## Directions for this task
Write out, word for word, every line from the first one through the line that holds "var FONT_SIZE = 15.8;", and nothing else; skip the pictures.

## Collected data
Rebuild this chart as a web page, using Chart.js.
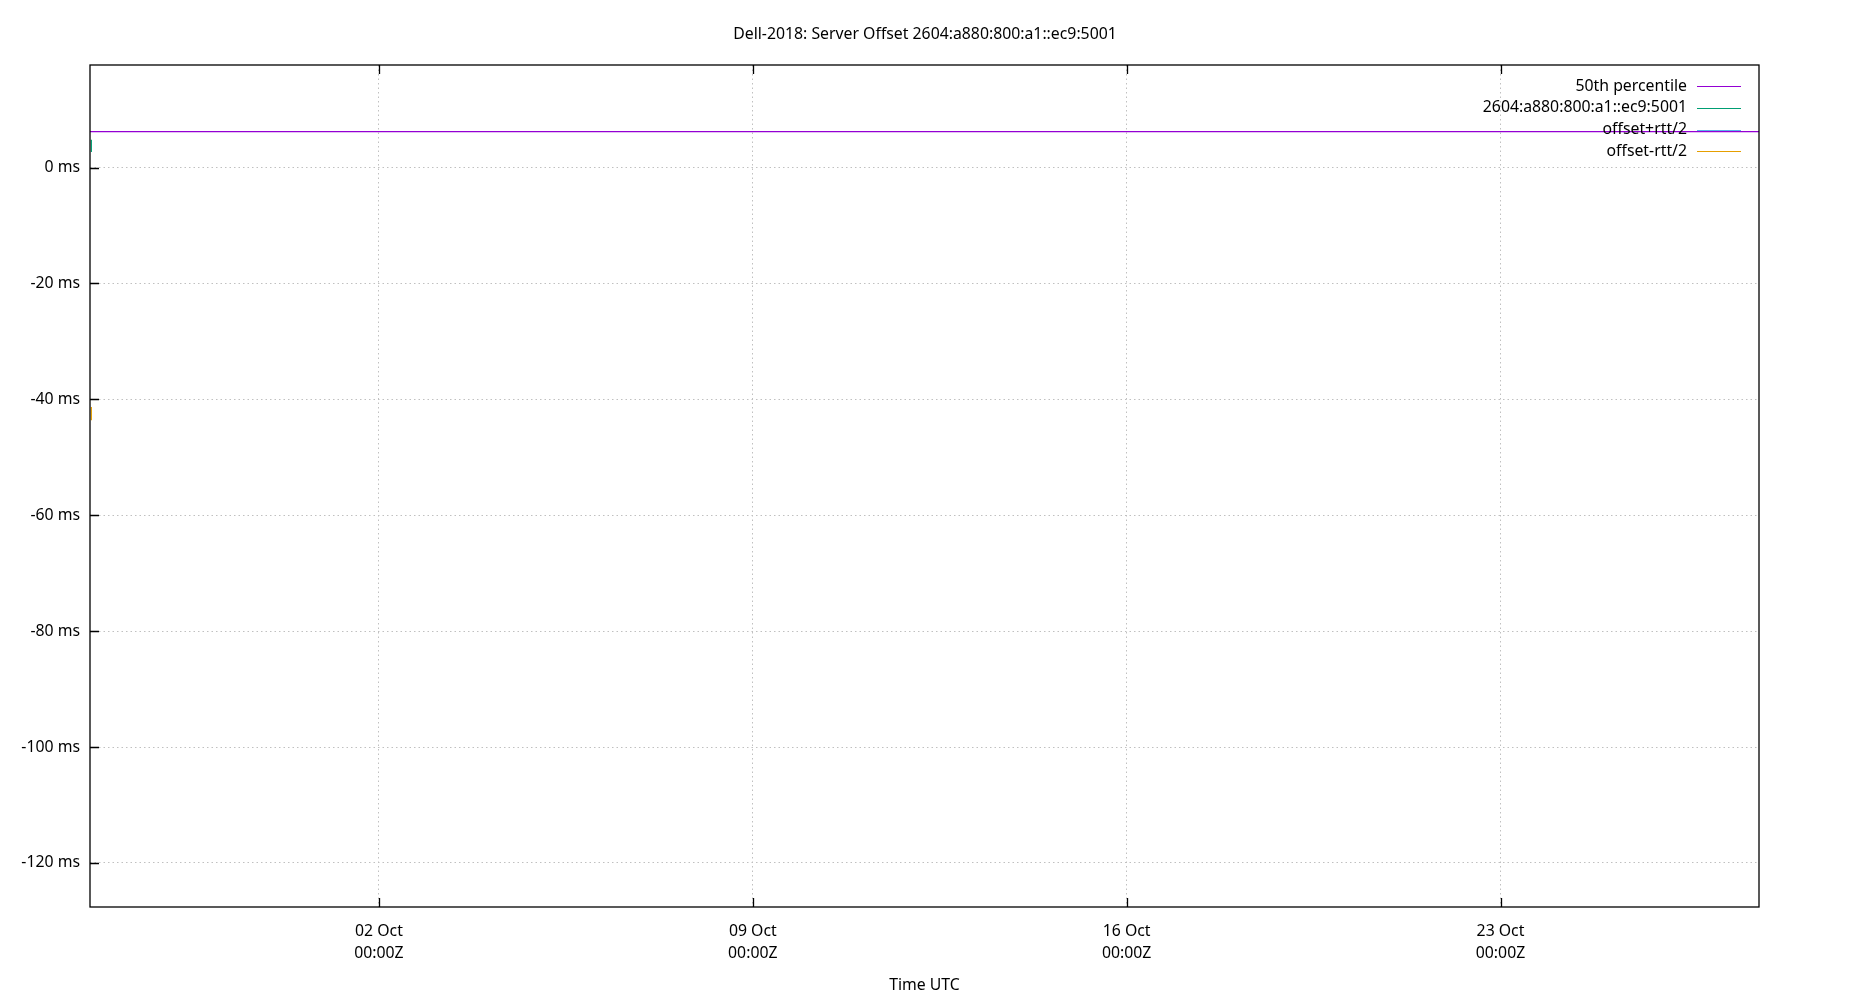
<!DOCTYPE html>
<html>
<head>
<meta charset="utf-8">
<title>Dell-2018: Server Offset</title>
<script src="https://cdn.jsdelivr.net/npm/chart.js@4/dist/chart.umd.min.js"></script>
<style>
  html, body { margin: 0; padding: 0; background: #fff; }
  #wrap { width: 1850px; height: 1000px; }
</style>
</head>
<body>
<div id="wrap"><canvas id="graph-offset" width="1850" height="1000"></canvas></div>
<script>
// x values are days relative to 02 Oct 00:00Z
var chartTitle = "Dell-2018: Server Offset 2604:a880:800:a1::ec9:5001";
var xTitle = "Time UTC";
var xRange = [-5.41, 25.84];
var xTicks = [0, 7, 14, 21];
var xTickLabels = [["02 Oct", "00:00Z"], ["09 Oct", "00:00Z"], ["16 Oct", "00:00Z"], ["23 Oct", "00:00Z"]];
var yRange = [-127.6, 17.7];
var yTicks = [0, -20, -40, -60, -80, -100, -120];

var seriesNames = ["50th percentile", "2604:a880:800:a1::ec9:5001", "offset+rtt/2", "offset-rtt/2"];
var seriesColors = ["#9400d3", "#009e73", "#56b4e9", "#e69f00"];

// only a handful of samples at the very start of the window
var p50_x = [-5.41, 25.84];
var p50_y = [6.2, 6.2];
var offset_x = [-5.385, -5.384, -5.383];
var offset_y = [4.8, 3.7, 2.7];
var plus_x = [-5.385, -5.384, -5.383];
var plus_y = [49.5, 48.6, 47.9];
var minus_x = [-5.385, -5.384, -5.383];
var minus_y = [-41.3, -42.5, -43.6];

function pts(xs, ys) {
    return xs.map(function (x, i) { return { x: x, y: ys[i] }; });
}

var FONT = "'Noto Sans', 'DejaVu Sans', sans-serif";
var FONT_SIZE = 15.8;

// gnuplot-ish frame: box, inward ticks, title, right aligned key
var gnuplotFrame = {
    id: 'gnuplotFrame',
    beforeDraw: function (chart) {
        var ctx = chart.ctx;
        ctx.save();
        ctx.fillStyle = '#fff';
        ctx.fillRect(0, 0, chart.width, chart.height);
        ctx.restore();
    },
    afterDatasetsDraw: function (chart) {
        var ctx = chart.ctx, a = chart.chartArea;
        var xs = chart.scales.x, ys = chart.scales.y;
        ctx.save();
        ctx.strokeStyle = '#000';
        ctx.lineWidth = 1.3;
        ctx.strokeRect(a.left, a.top, a.right - a.left, a.bottom - a.top);
        ctx.beginPath();
        xTicks.forEach(function (v) {
            var px = Math.round(xs.getPixelForValue(v)) + 0.5;
            ctx.moveTo(px, a.bottom); ctx.lineTo(px, a.bottom - 9);
            ctx.moveTo(px, a.top); ctx.lineTo(px, a.top + 9);
        });
        yTicks.forEach(function (v) {
            var py = Math.round(ys.getPixelForValue(v)) + 0.5;
            ctx.moveTo(a.left, py); ctx.lineTo(a.left + 9, py);
        });
        ctx.stroke();

        // key
        ctx.font = FONT_SIZE + 'px ' + FONT;
        ctx.textAlign = 'right';
        ctx.textBaseline = 'middle';
        chart.data.datasets.forEach(function (ds, i) {
            var y = a.top + 21 + i * 21.8;
            ctx.fillStyle = '#000';
            ctx.fillText(ds.label, a.right - 72, y);
            ctx.strokeStyle = ds.borderColor;
            ctx.lineWidth = 1.1;
            ctx.beginPath();
            ctx.moveTo(a.right - 62, Math.round(y) + 0.5);
            ctx.lineTo(a.right - 18, Math.round(y) + 0.5);
            ctx.stroke();
        });

        ctx.textAlign = 'center';
        ctx.fillStyle = '#000';
        ctx.fillText(chartTitle, chart.width / 2, 34);
        ctx.fillText(xTitle, (a.left + a.right) / 2, 985);
        ctx.restore();
    }
};

var line_chart_offset = new Chart(document.getElementById('graph-offset'), {
    type: 'line',
    data: {
        datasets: [
            { label: seriesNames[0], data: pts(p50_x, p50_y), borderColor: seriesColors[0] },
            { label: seriesNames[1], data: pts(offset_x, offset_y), borderColor: seriesColors[1] },
            { label: seriesNames[2], data: pts(plus_x, plus_y), borderColor: seriesColors[2] },
            { label: seriesNames[3], data: pts(minus_x, minus_y), borderColor: seriesColors[3] }
        ].map(function (d) {
            d.borderWidth = 1.1; d.pointRadius = 0; d.fill = false; d.tension = 0;
            return d;
        })
    },
    options: {
        responsive: false,
        animation: false,
        layout: { padding: { top: 65, right: 91, left: 0, bottom: 0 } },
        plugins: { legend: { display: false }, title: { display: false }, tooltip: { enabled: false } },
        scales: {
            x: {
                type: 'linear',
                min: xRange[0], max: xRange[1],
                afterBuildTicks: function (s) { s.ticks = xTicks.map(function (v) { return { value: v }; }); },
                afterFit: function (s) { s.height = 93; },
                ticks: {
                    autoSkip: false, maxRotation: 0, padding: 13, color: '#000',
                    font: { family: FONT, size: FONT_SIZE, lineHeight: 1.4 },
                    callback: function (v) { return xTickLabels[xTicks.indexOf(v)]; }
                },
                grid: { color: '#c0c0c0', lineWidth: 1, drawTicks: false },
                border: { display: false, dash: [1.5, 3] }
            },
            y: {
                type: 'linear',
                min: yRange[0], max: yRange[1],
                afterBuildTicks: function (s) { s.ticks = yTicks.map(function (v) { return { value: v }; }); },
                afterFit: function (s) { s.width = 90; },
                ticks: {
                    padding: 10, color: '#000',
                    font: { family: FONT, size: FONT_SIZE },
                    callback: function (v) { return v + ' ms'; }
                },
                grid: { color: '#c0c0c0', lineWidth: 1, drawTicks: false },
                border: { display: false, dash: [1.5, 3] }
            }
        }
    },
    plugins: [gnuplotFrame]
});
</script>
</body>
</html>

## Task answer
Rebuild this chart as a web page, using Chart.js.
<!DOCTYPE html>
<html>
<head>
<meta charset="utf-8">
<title>Dell-2018: Server Offset</title>
<script src="https://cdn.jsdelivr.net/npm/chart.js@4/dist/chart.umd.min.js"></script>
<style>
  html, body { margin: 0; padding: 0; background: #fff; }
  #wrap { width: 1850px; height: 1000px; }
</style>
</head>
<body>
<div id="wrap"><canvas id="graph-offset" width="1850" height="1000"></canvas></div>
<script>
// x values are days relative to 02 Oct 00:00Z
var chartTitle = "Dell-2018: Server Offset 2604:a880:800:a1::ec9:5001";
var xTitle = "Time UTC";
var xRange = [-5.41, 25.84];
var xTicks = [0, 7, 14, 21];
var xTickLabels = [["02 Oct", "00:00Z"], ["09 Oct", "00:00Z"], ["16 Oct", "00:00Z"], ["23 Oct", "00:00Z"]];
var yRange = [-127.6, 17.7];
var yTicks = [0, -20, -40, -60, -80, -100, -120];

var seriesNames = ["50th percentile", "2604:a880:800:a1::ec9:5001", "offset+rtt/2", "offset-rtt/2"];
var seriesColors = ["#9400d3", "#009e73", "#56b4e9", "#e69f00"];

// only a handful of samples at the very start of the window
var p50_x = [-5.41, 25.84];
var p50_y = [6.2, 6.2];
var offset_x = [-5.385, -5.384, -5.383];
var offset_y = [4.8, 3.7, 2.7];
var plus_x = [-5.385, -5.384, -5.383];
var plus_y = [49.5, 48.6, 47.9];
var minus_x = [-5.385, -5.384, -5.383];
var minus_y = [-41.3, -42.5, -43.6];

function pts(xs, ys) {
    return xs.map(function (x, i) { return { x: x, y: ys[i] }; });
}

var FONT = "'Noto Sans', 'DejaVu Sans', sans-serif";
var FONT_SIZE = 15.8;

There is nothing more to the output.